Dazu gehören auch eine Homepage und verschiedene Social-Media-Kanäle. Dieses Projekt wird wiederum auf der Informationsplattform www.fachkräfte-regional.de, die unter anderem in Zusammenarbeit dem Rhein-Lahn-Kreis, der Agentur für Arbeit, den Kammern und der Kreishandwerkerschaft betrieben wird, vorgestellt. Unter dem Motto „Fachkräfte im Fokus“ werden hier Informationen zu den Themen Ausbildung, Studium, Weiterbildung/Qualifizierung, Personalplanung, Fachkräfte aus dem Ausland sowie Netzwerke/Förderungen für Personalverantwortliche und Fachkräfte zusammengestellt. Gemeinsames Ziel ist es, die vorhandenen Angebote zu bündeln, transparent zu machen und zu verknüpfen.

Das ist nur eines von zahlreichen Beispielen unserer aktiven Vernetzung. Wir dürfen nicht an den Grenzen der Zuständigkeiten aufhören zu denken, wenn wir die Region zukunftsfähig positionieren wollen. Es funktioniert in der Tat wie bei einem Netz, je enger es gewebt ist, desto stabiler wird es und desto weniger fallen durch. Unser Fokus liegt dabei auf der Vernetzung der Wirtschaft, aber auch die Netze anderer Lebensbereiche, die darüber und darunter liegen wie zum Beispiel Bildung und Forschung, Politik und Gesellschaft. Sie versuchen wir einzubinden, damit ein belastbares Gesamtkonstrukt entsteht.

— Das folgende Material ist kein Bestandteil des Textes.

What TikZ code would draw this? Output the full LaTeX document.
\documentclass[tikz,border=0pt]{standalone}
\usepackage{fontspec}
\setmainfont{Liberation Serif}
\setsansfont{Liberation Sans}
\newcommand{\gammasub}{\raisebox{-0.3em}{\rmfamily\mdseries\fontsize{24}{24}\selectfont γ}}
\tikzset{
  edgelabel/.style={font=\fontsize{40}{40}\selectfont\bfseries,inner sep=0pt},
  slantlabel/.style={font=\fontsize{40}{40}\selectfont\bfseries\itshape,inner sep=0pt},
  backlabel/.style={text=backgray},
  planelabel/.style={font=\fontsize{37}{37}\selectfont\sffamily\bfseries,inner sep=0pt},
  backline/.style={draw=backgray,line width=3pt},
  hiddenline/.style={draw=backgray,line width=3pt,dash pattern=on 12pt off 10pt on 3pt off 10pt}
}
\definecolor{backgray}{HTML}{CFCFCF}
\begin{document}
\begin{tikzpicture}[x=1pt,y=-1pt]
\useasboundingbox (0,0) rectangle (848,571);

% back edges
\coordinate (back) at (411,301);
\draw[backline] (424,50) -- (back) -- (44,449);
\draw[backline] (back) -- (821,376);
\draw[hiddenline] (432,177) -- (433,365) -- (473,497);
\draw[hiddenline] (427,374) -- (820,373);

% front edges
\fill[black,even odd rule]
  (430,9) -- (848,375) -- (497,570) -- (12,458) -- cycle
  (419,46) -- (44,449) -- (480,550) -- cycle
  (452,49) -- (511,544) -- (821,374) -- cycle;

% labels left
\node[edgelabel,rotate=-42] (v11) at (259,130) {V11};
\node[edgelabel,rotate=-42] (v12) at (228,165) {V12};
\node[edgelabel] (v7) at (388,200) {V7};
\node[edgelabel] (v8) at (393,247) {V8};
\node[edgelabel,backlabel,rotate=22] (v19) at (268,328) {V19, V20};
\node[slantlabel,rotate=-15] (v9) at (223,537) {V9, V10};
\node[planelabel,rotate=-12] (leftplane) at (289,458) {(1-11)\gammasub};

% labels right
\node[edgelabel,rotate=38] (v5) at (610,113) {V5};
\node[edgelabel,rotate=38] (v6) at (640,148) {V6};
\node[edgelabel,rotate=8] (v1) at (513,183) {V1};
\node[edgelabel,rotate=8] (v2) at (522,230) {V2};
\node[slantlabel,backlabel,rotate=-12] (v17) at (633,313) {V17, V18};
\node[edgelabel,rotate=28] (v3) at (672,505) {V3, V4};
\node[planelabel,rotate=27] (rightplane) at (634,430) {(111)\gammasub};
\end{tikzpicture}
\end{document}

Für uns sind dabei drei Dinge entscheidend. Überzeugung, Augenhöhe und Vertrauen. Für uns bedeutet das: lebendige Kooperationen, die nicht nur auf dem Papier existieren sondern vom Glauben daran, dass wir gemeinsam besser Ergebnisse erzielen, getragen werden. Wir bringen uns mit unseren Kenntnissen und Fähigkeiten ein und diskutieren mit dem Ziel der besten Lösung, nicht des Rechthabens. Wir kommunizieren transparent und offen, verpflichten uns gegenseitig zur Verschwiegenheit und Diskretion und übernehmen gemeinsam Verantwortung.

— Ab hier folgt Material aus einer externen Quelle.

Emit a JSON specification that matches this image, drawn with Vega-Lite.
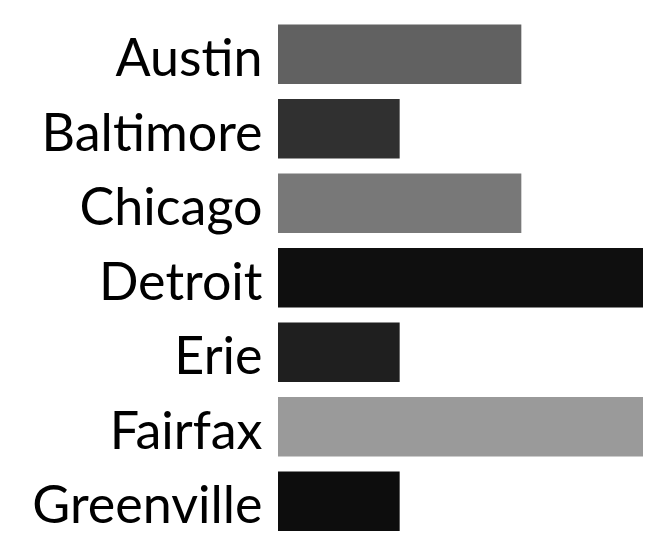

Der Grundgedanke „Was einer alleine nicht schafft, das schaffen viele“ von Friedrich Wilhelm Raiffeisen, ist daher auch in unserer Arbeit zu finden. Ebenso spielt das Thema Gemeinwohlökonomie eine immer wichtigere Rolle. Wirtschaft und Nachhaltigkeit stehen nicht an zwei Enden einer Skala, sondern sie können sehr gut Hand in Hand gehen. Ein wichtiger Faktor ist dabei der Betrachtungszeitraum. Je weiter der Blick nach vorne gerichtet ist, umso besser lassen sich diese beiden Dinge verknüpfen.

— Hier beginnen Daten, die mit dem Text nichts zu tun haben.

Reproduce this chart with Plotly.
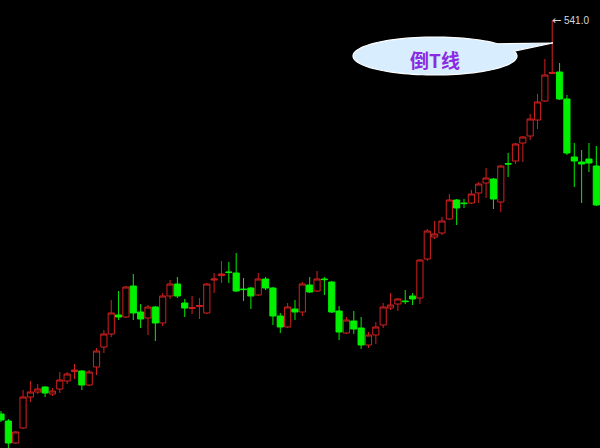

Damit kommen wir schnell zu der Frage, welche Werte sind wichtig – für mich persönlich, für mein Unternehmen, für ein gutes Miteinander. Aus unserer Sicht brauchen die aktuellen Herausforderungen neue Lösungen und grundlegend andere Gedanken. Daher versuchen wir auch, die richtigen Fragen zu stellen. Ein wie ich finde treffendes Beispiel habe ich kürzlich gelesen. Es ging darum, dass zum Beispiel die Elektromobilität zwar Vorteil im Bereich der CO2-Emissionen bewirkt, aber dadurch die Anzahl der Parkplätze in den Städten nicht automatisch steigt. Die Frage ist also, wie kann das System Mobilität neu gedacht werden. Wir brauchen den Mut dazu, nicht die vorhandenen Dinge zu optimieren, sondern mit dem weißen Blatt neu anzufangen. Das Wissen ist vorhanden, aber … Wie häufig bei dem Wunsch Gewicht zu verlieren, wissen wir theoretisch genau wie es geht, aber Schokolade ist einfach lecker und für Sport ist es im Sommer auch zu warm. Lassen Sie uns in unseren Einflussbereichen, seien sie auch noch so klein, anfangen aufzuhören – es ist die einzige Chance auf zukunftsfähige Veränderung.